Писатель из этого круга не слишком склонен читать, по крайней мере такую литературу, где центр тяжести — не на фактах, а на неклассическом стиле. “Постепенно меня перестала интересовать литература как таковая” (Э. Лимонов). “Я художественную литературу не читаю, в общем, совсем. Мемуары, дневники, книги по истории, биографии” (Г. Чхартишвили). Интересны признания Л. Петрушевской о ее детском читательском опыте. Это огромный объем советской классики, от Федина до Павленко. “Эпопеи о борьбе зарубежных коммунистов за права своего народа построить социализм в Париже или Берлине”, производственные романы о сталеварах, доярках и секретарях райкомов. Видимо, действительно, когда этот мир обнаруживает свою фальшь, а заменить его не получается, человек оказывается в том мраке, где блуждают многие персонажи Петрушевской. Но способствует ли такой опыт собственному письму? О чтении довольно много в интервью Л. Улицкой, но это вновь классика, из ХХ века — разве что Набоков, но “потом роман “Ада” меня остудил”, то есть что-либо новое и непривычное для писателя из рассматриваемого Роткирх круга малоприемлемо. Один только М. Шишкин говорит о влиянии на него писателя-современника — “Школы для дураков” Саши Соколова. Но и для него ХХ век заканчивается все же в основном на Джойсе (разумеется, на “Улиссе”, а не “Поминках по Финнегану”).

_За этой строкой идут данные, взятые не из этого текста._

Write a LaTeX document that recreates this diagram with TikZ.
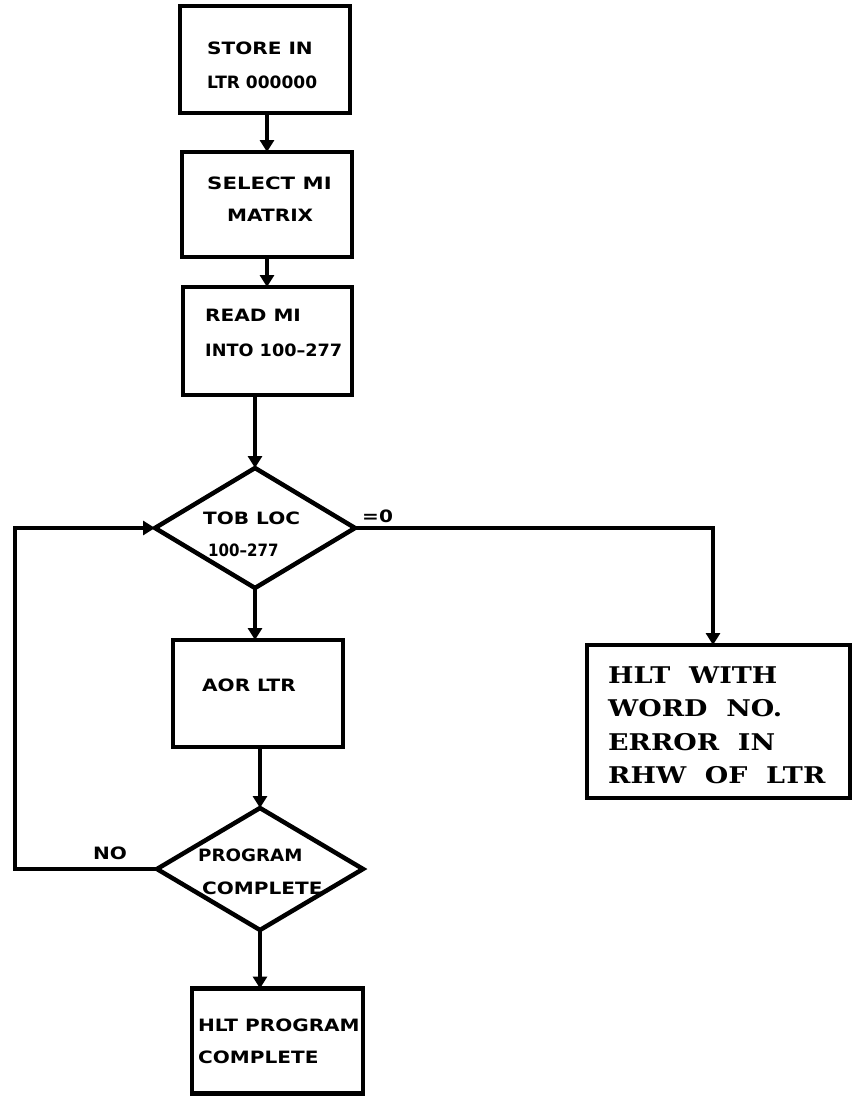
\documentclass[tikz,border=0pt]{standalone}
\usepackage{fontspec}
\usetikzlibrary{shapes.geometric,arrows.meta}
\newfontfamily\lettering{DejaVu Sans}[FakeStretch=1.18]
\newfontfamily\clar{DejaVu Serif}[FakeStretch=1.17]
\newcommand{\hsq}[2]{\scalebox{#1}[1]{#2}}
\begin{document}
\begin{tikzpicture}[x=1pt,y=-1pt,
  box/.style={draw, line width=4.5pt, inner sep=0pt, outer sep=0pt},
  dia/.style={draw, diamond, line width=4.5pt, inner sep=0pt, outer sep=0pt},
  conn/.style={line width=3.5pt},
  arr/.style={conn, -{Triangle[width=14pt,length=12pt]}},
  small/.style={font=\lettering\bfseries\fontsize{17}{17}\selectfont, inner sep=0pt, anchor=west},
  big/.style={font=\clar\bfseries\fontsize{23}{23}\selectfont, inner sep=0pt, anchor=west}]
\useasboundingbox (0,0) rectangle (854,1097);
% boxes
\node[box, minimum width=170pt, minimum height=107pt] (b1) at (265,59.5) {};
\node[box, minimum width=170pt, minimum height=105pt] (b2) at (267,204.5) {};
\node[box, minimum width=169pt, minimum height=108pt] (b3) at (267.5,341) {};
\node[dia, minimum width=200pt, minimum height=120pt] (d1) at (255,528) {};
\node[box, minimum width=170pt, minimum height=107pt] (aor) at (258,693.5) {};
\node[dia, minimum width=206pt, minimum height=122pt] (d2) at (260,869) {};
\node[box, minimum width=171pt, minimum height=105pt] (b6) at (277.5,1041) {};
\node[box, minimum width=263pt, minimum height=153pt] (rb) at (718.5,721.5) {};
% coordinates
\coordinate (lp1) at (15,869);
\coordinate (lp2) at (15,528);
\coordinate (rc) at (713,528);
% connectors
\draw[arr] (b1.south -| b2.north) -- (b2.north);
\draw[arr] (b2.south) -- (b2.south |- b3.north);
\draw[arr] (b3.south -| d1.north) -- (d1.north);
\draw[arr] (d1.south) -- (d1.south |- aor.north);
\draw[arr] (aor.south -| d2.north) -- (d2.north);
\draw[arr] (d2.south) -- (d2.south |- b6.north);
\draw[arr] (d2.west) -- (lp1) -- (lp2) -- (d1.west);
\draw[arr] (d1.east) -- (rc) -- (rc |- rb.north);
% texts
\node[small] (t1a) at (207,48) {STORE IN};
\node[small] (t1b) at (207,82) {\hsq{0.85}{LTR 000000}};
\node[small] (t2a) at (207,183) {\hsq{1.06}{SELECT MI}};
\node[small] (t2b) at (227,215) {MATRIX};
\node[small] (t3a) at (205,315) {READ MI};
\node[small] (t3b) at (205,350) {\hsq{0.88}{INTO 100–277}};
\node[small] (t4a) at (203,518) {TOB LOC};
\node[small] (t4b) at (208,550) {\hsq{0.75}{100–277}};
\node[small] (eq) at (362,516) {=0};
\node[small] (t5) at (202,685) {AOR LTR};
\node[small] (no) at (93,853) {NO};
\node[small] (t6a) at (198,855) {\hsq{0.91}{PROGRAM}};
\node[small] (t6b) at (202,888) {COMPLETE};
\node[small] (t7a) at (198,1025) {HLT PROGRAM};
\node[small] (t7b) at (198,1057) {COMPLETE};
\node[big] (r1) at (608,675) {HLT\ \ WITH};
\node[big] (r2) at (608,708) {WORD\ \ NO.};
\node[big] (r3) at (608,742) {ERROR\ \ IN};
\node[big] (r4) at (608,775) {RHW\ \ OF\ \ LTR};
\end{tikzpicture}
\end{document}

“Мы надеемся, однако, что выбранные нами писатели достаточно широко представляют разнообразие современной русской литературы” — тут с Роткирх трудно согласиться. Вне пределов ее книги осталась как стилистически сложная некоммерческая литература, вроде Саши Соколова, А. Драгомощенко, А. Левкина, так и бестселлеры самого разного вида — Д. Донцова, О. Робски, С. Минаев и т.п. Роткирх исследует некоторый промежуток, компромисс между сложностью и читабельностью, новизной и привычностью, размышлением и развлечением, индивидуальностью и рынком. Но для размышлений как об отдельных авторах из этого промежутка, так и о различных стратегиях компромисса книга дает немало материала.